For another major irony, let’s take away the Democrat-Republican divisions and let’s assume that the US Parliament is extremely neutral and independent after a cutthroat and bitter election war. If what Trump did was a real crime and he must be made an example of, wouldn’t it better to try him in a normal court of law immediately? What privilege does he have to be tried like this and what guarantees that justice will be served regarding a man accused of a serious crime? Is Parliament equal courts, meaning an acquitted Trump was perfectly innocent?
Some of the questions are more disturbing than the others. Thailand, about to amend its own Constitution whose highlights include punishment of politicians, has to keep that in mind.

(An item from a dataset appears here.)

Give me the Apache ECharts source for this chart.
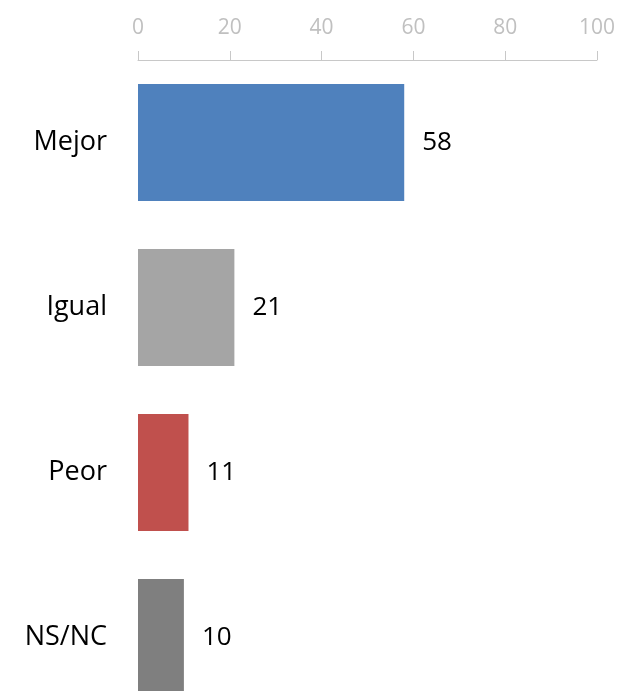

How the American process can be highly partisan is shown this week. The American politicians fought over an assertion that it is unconstitutional to have the Senate convict someone no longer in office. Most Republican senators have voted in favour of the “unconstitutional” claim and this brings to mind a “Thaksin scenario”, in which judges opposed to putting him on a trial were counted as those finding him “innocent.”
To sum it up, the US Senate this week has voted largely along party lines to constitutionalize the process. What is bothering the world is the fact that had the Republicans controlled a few more votes, the story could have become so different.
Parallel to “punishing Trump” are talks about “healing”. If “reconciliation” is taken seriously in America, putting Trump through a Democrat-dominated parliamentary trial is a very weird way, to say the least, to achieve it.
Therefore, legally speaking, impeachment can be questionable, and politically speaking, impeachment may not be a good idea.
What can Thais learn from the whole Trump impeachment spectacle? It’s that law and good politics can go hand in hand, but if bad politics tries to be law itself, bad people can walk scot-free and good people can end up being punished.
But how can someone with bitter experiences learn from somebody else’s bad experiences? This is tricky, but, for a start, both may have to admit that their systems have been found wanting, and tweaks are required to make something that largely depends on persuasive rhetoric (democracy as we know it) work well with something that demands solid evidence (justice).